Hasil pengamatan pada Jumat siang (10/5/2019), ada susunan batu yang tersebar di lahan seluas dua hektare itu. Di bagian tengah kawasan, deretan batu besar berdiri kokoh menyerupai benteng sebuah keraton. Adapun batu yang berbentuk seperti peti maupun meja pipih di beberapa sisi.
Susunan batu itu memiliki tinggi yang bervariasi kisaran satu hingga tiga meter dan tersusun rapi tanpa rekatan semen. Tak jauh dari lokasi, ditemukan susunan batu yang menyerupai meja bundar dan kursi.
Kartas (46), Ketua RW 5 Desa Kutamanah, mengatakan, warga setempat meyakini batu ini merupakan bagian dari cerita Gunung Tangkuban Perahu. Konon sebelum mempersunting Dayang Sumbi, Sangkuriang menyiapkan berbagai seserahan lamaran di lokasi tersebut.
Adapun bentuk batu menyerupai peti diyakini sebagai seserahan, lalu deretan meja bundar dan kursi diyakini sebagai tempat resepsi pernikahan Sangkuriang. Karena pernikahan tersebut gagal diwujudkan, menurut dia, seserahan itu dibiarkan tertinggal dan menyisakan peninggalan batu ini.
Dalam bahasa Sunda, nama desa Kutamanah memiliki makna yang berkaitan dengan adanya peninggalan ini. “Kuta adalah benteng dan manah artinya hati. Peninggalan ini berada di benteng hati, kemungkinan ini merupakan bukti dari kisah Gunung Tangkuban Perahu memang ada,” kata Kartas.
Potensi wisata
Jarak dari pusat kota Purwakarta menuju lokasi ini lebih kurang 20 kilometer. Kondisi jalan utama sebelum memasuki jalan kecil menuju lokasi terpantau mulus. Namun, untuk mencapai lokasi tersebut, pengunjung harus memasuki gang kecil dan melintasi jalan tanah dan turunan terjal selebar 1,5 meter.

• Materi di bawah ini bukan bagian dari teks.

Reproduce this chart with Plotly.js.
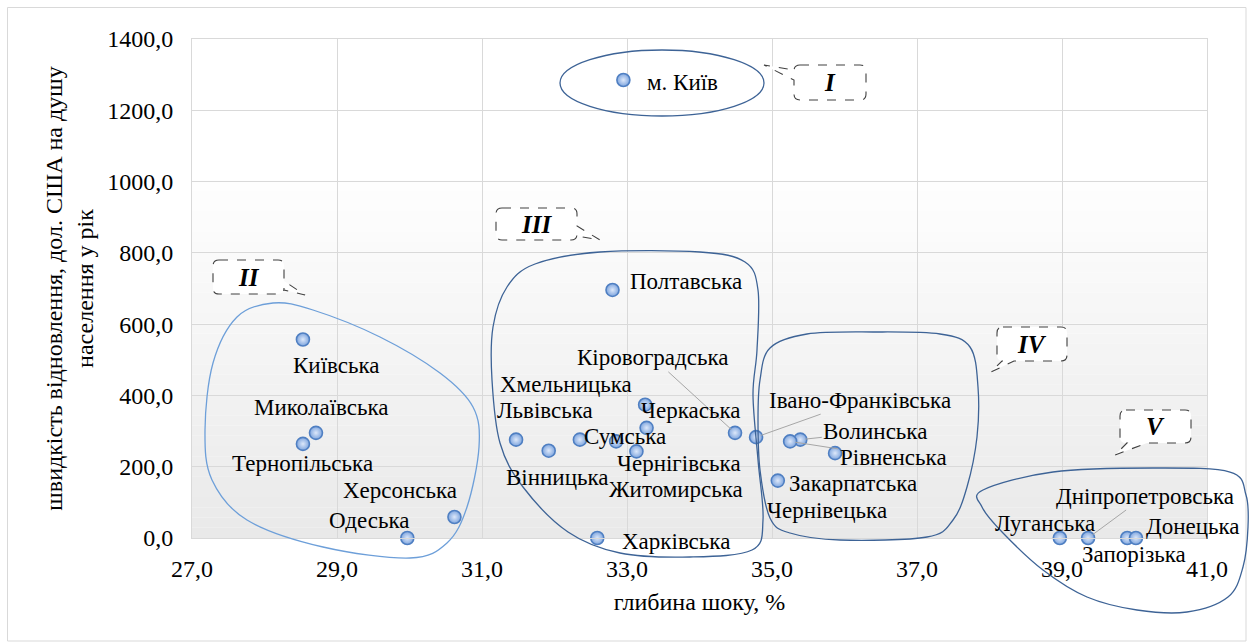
<!DOCTYPE html>
<html><head><meta charset="utf-8">
<script src="https://cdn.plot.ly/plotly-3.0.1.min.js"></script>
<style>html,body{margin:0;padding:0;background:#fff}#chart{width:1249px;height:644px}</style>
</head><body><div id="chart"></div>
<script>
// ---- data ----
const regions = ["м. Київ","Київська","Миколаївська","Тернопільська","Херсонська","Одеська",
  "Полтавська","Кіровоградська","Хмельницька","Львівська","Черкаська","Сумська","Чернігівська",
  "Вінницька","Житомирська","Харківська","Івано-Франківська","Волинська","Рівненська",
  "Закарпатська","Чернівецька","Луганська","Дніпропетровська","Запорізька","Донецька"];
const shockDepth = [32.95,28.53,28.71,28.53,30.62,29.97,
  32.80,34.49,33.25,31.47,33.27,32.35,33.13,
  31.92,32.85,32.59,34.78,35.39,35.25,
  35.08,35.87,38.97,39.36,39.90,40.02];
const recoverySpeed = [1285,557,295,264,59,0,
  696,295,374,276,309,276,243,
  245,271,0,283,276,271,
  161,238,0,0,0,0];
const clusterNames = ["I","II","III","IV","V"];
const xTitle = "глибина шоку, %";
const yTitle = "швидкість відновлення, дол. США на душу<br>населення у рік";

// ---- label placement (pixel offsets of label centre from its point; leader = grey line) ----
const labelOffsets = [[59,3],[34,26],[6,-25],[0,20],[-54,-26],[-38,-18],
  [73,-8],[-82,-75],[-79,-20],[29,-29],[44,-17],[45,-3],[43,12],
  [9,27],[60,48],[79,3],[104,-37],[75,-8],[103,16],
  [75,3],[-8,57],[-15,-15],[57,-42],[7,16],[57,-12]];
const leader = [0,0,0,0,0,0, 0,1,0,0,0,0,1, 0,0,0,1,1,1, 0,0,0,1,0,0];

// ---- geometry helpers (pixel -> paper) ----
const W=1249,H=644,ML=192,MR=42,MT=39,MB=106;
const PW=W-ML-MR, PH=H-MT-MB;
const fx=px=>(px-ML)/PW, fy=py=>(H-MB-py)/PH;
const P=(x,y)=>fx(x).toFixed(5)+","+fy(y).toFixed(5);
function smooth(pts){
  const n=pts.length; let d="M"+P(pts[0][0],pts[0][1]);
  for(let i=0;i<n;i++){
    const p0=pts[(i-1+n)%n],p1=pts[i],p2=pts[(i+1)%n],p3=pts[(i+2)%n];
    const c1=[p1[0]+(p2[0]-p0[0])/6,p1[1]+(p2[1]-p0[1])/6];
    const c2=[p2[0]-(p3[0]-p1[0])/6,p2[1]-(p3[1]-p1[1])/6];
    d+=" C"+P(c1[0],c1[1])+" "+P(c2[0],c2[1])+" "+P(p2[0],p2[1]);
  }
  return d+" Z";
}
function callout(x0,y0,x1,y1,r,side,a1,a2,tip){
  let d="M"+P(x0+r,y0)+" L"+P(x1-r,y0)+" Q"+P(x1,y0)+" "+P(x1,y0+r);
  if(side==="right") d+=" L"+P(x1,a1)+" L"+P(tip[0],tip[1])+" L"+P(x1,a2);
  d+=" L"+P(x1,y1-r)+" Q"+P(x1,y1)+" "+P(x1-r,y1);
  if(side==="bottom") d+=" L"+P(a2,y1)+" L"+P(tip[0],tip[1])+" L"+P(a1,y1);
  d+=" L"+P(x0+r,y1)+" Q"+P(x0,y1)+" "+P(x0,y1-r);
  if(side==="left") d+=" L"+P(x0,a2)+" L"+P(tip[0],tip[1])+" L"+P(x0,a1);
  d+=" L"+P(x0,y0+r)+" Q"+P(x0,y0)+" "+P(x0+r,y0)+" Z";
  return d;
}

const FONT='Liberation Serif, Times New Roman, serif';
const FS=24, LFS=23;
const shapes=[];
// plot-area gradient
const gTop=170, gBot=538, N=36;
for(let i=0;i<N;i++){
  const ya=gTop+(gBot-gTop)*i/N, yb=gTop+(gBot-gTop)*(i+1)/N;
  const t=(i+0.5)/N, v=Math.round(255-(255-233)*t);
  shapes.push({type:"rect",xref:"paper",yref:"paper",x0:0,x1:1,y0:fy(yb),y1:fy(ya),
    fillcolor:`rgb(${v},${v},${v})`,line:{width:0},layer:"below"});
}
// outer border
shapes.push({type:"rect",xref:"paper",yref:"paper",x0:fx(7.5),x1:fx(1246),y0:fy(641),y1:fy(7.5),
  line:{color:"#d9d9d9",width:1},fillcolor:"rgba(0,0,0,0)",layer:"below"});
// cluster outlines
const darkLoop={color:"#3d6396",width:1.3}, lightLoop={color:"#6d9fd9",width:1.3};
shapes.push({type:"circle",xref:"paper",yref:"paper",x0:fx(560),x1:fx(764),y0:fy(116),y1:fy(50),line:darkLoop});
shapes.push({type:"path",xref:"paper",yref:"paper",line:lightLoop,path:smooth([
  [205,430],[213,363],[237,317],[273,303],[313,310],[380,337],[440,373],[473,407],[479,447],
  [467,507],[447,543],[410,558],[323,547],[247,520],[212,480]])});
shapes.push({type:"path",xref:"paper",yref:"paper",line:darkLoop,path:smooth([
  [493,327],[507,287],[535,264],[600,252],[700,252],[745,262],[758,290],[757,350],[753,395],
  [758,460],[763,520],[752,550],[690,557],[620,553],[568,532],[523,487],[500,443],[492,380]])});
shapes.push({type:"path",xref:"paper",yref:"paper",line:darkLoop,path:smooth([
  [760,380],[770,348],[807,334],[873,332],[940,334],[970,347],[978,387],[977,437],[967,487],
  [953,520],[927,537],[840,540],[790,533],[770,518],[760,470],[758,420]])});
shapes.push({type:"path",xref:"paper",yref:"paper",line:darkLoop,path:smooth([
  [983,490],[1053,472],[1153,468],[1230,472],[1246,495],[1248,527],[1243,567],[1228,597],
  [1187,612],[1137,610],[1087,597],[1043,570],[1003,533],[982,507]])});
// callouts
const dashLine={color:"#404040",width:1.1,dash:"dash"};
const callouts=[
  [794,65,866,100,"left",70,80,[764,65]],
  [213,260,284,294,"right",281,290,[305,295]],
  [496,208,577,240,"right",226,236,[600,240]],
  [997,327,1067,361,"bottom",1002,1014,[991,372]],
  [1120,410,1191,443,"bottom",1127,1147,[1115,455]]];
callouts.forEach(c=>shapes.push({type:"path",xref:"paper",yref:"paper",line:dashLine,fillcolor:"#ffffff",
  path:callout(c[0],c[1],c[2],c[3],6,c[4],c[5],c[6],c[7])}));

const annotations=[];
callouts.forEach((c,i)=>annotations.push({xref:"paper",yref:"paper",x:fx((c[0]+c[2])/2),y:fy((c[1]+c[3])/2),
  xanchor:"center",yanchor:"middle",
  text:"<b><i>"+clusterNames[i]+"</i></b>",showarrow:false,font:{family:FONT,size:25,color:"#000"}}));
regions.forEach((r,i)=>{
  const [dx,dy]=labelOffsets[i];
  const a={x:shockDepth[i],y:recoverySpeed[i],xref:"x",yref:"y",text:r,xanchor:"center",yanchor:"middle",
    font:{family:FONT,size:LFS,color:"#000"}};
  if(leader[i]){Object.assign(a,{showarrow:true,arrowhead:0,arrowwidth:1,arrowcolor:"#a6a6a6",ax:dx,ay:dy,standoff:5});}
  else{Object.assign(a,{showarrow:false,xshift:dx,yshift:-dy});}
  annotations.push(a);
});

const trace={type:"scatter",mode:"markers",x:shockDepth,y:recoverySpeed,text:regions,cliponaxis:false,
  marker:{size:13,color:"#7ea5de",gradient:{type:"radial",color:"#dde8fa"},line:{color:"#4f7fc2",width:1.6}},
  hoverinfo:"text"};

const layout={width:W,height:H,margin:{l:ML,r:MR,t:MT,b:MB},showlegend:false,
  paper_bgcolor:"#ffffff",plot_bgcolor:"rgba(0,0,0,0)",separators:", ",
  font:{family:FONT,size:FS,color:"#000"},
  xaxis:{range:[27,41],dtick:2,tick0:27,tickformat:".1f",showgrid:true,gridcolor:"#d9d9d9",gridwidth:1,
    zeroline:false,showline:true,linecolor:"#d9d9d9",mirror:true,ticks:"",ticklabelstandoff:9,
    tickfont:{family:FONT,size:FS,color:"#000"},
    title:{text:xTitle,font:{family:FONT,size:FS,color:"#000"},standoff:12}},
  yaxis:{range:[0,1400],dtick:200,tickformat:".1f",showgrid:true,gridcolor:"#d9d9d9",gridwidth:1,
    zeroline:false,showline:true,linecolor:"#d9d9d9",mirror:true,ticks:"",ticklabelstandoff:13,
    tickfont:{family:FONT,size:FS,color:"#000"},
    title:{text:yTitle,font:{family:FONT,size:FS,color:"#000"},standoff:6}},
  shapes:shapes,annotations:annotations};
Plotly.newPlot("chart",[trace],layout,{displayModeBar:false,staticPlot:true});
</script></body></html>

Jika hujan turun, maka akses jalan menjadi licin dan berlumpur. Selain berwisata melihat susunan batu, pengunjung dapat menikmati pemandangan waduk sembari memancing, karena lokasi batu ini berada di tepi Waduk Jatiluhur.
Ahmad Fadil (46), Ketua Badan Usaha Milik Desa Kutamanah, telah membentuk tim pengelola yang berfokus mengkaji potensi wisata dari keberadaan batu itu. Ia berharap ada peneliti atau ahli yang datang ke lokasi untuk meninjau lokasi dan melakukan riset. “Kami penasaran dengan susunan batu itu, apakah bernilai sejarah atau hanya fenomena alam saja,” ucapnya.
Susunan batu yang diduga bernilai sejarah ini, belum dilaporkan kepada Pemerintah Daerah Kabupaten Purwakarta. Meski demikian, Camat Sukasari Jaya Pranolo, telah membahas secara lisan pengembangan wisata ini kepada pihak terkait. Ia berharap pemerintah daerah dapat bergerak untuk pengembangan potensi.
Kami penasaran dengan susunan batu itu, apakah bernilai sejarah atau hanya fenomena alam saja
Hal senada juga disampaikan Kepala Desa Kutamanah H Maman Surahman. “Semoga ada uluran tangan dari pemerintah daerah untuk mengembangkan potensi ini, sehingga dapat mengangkat perekonomian warga lokal.”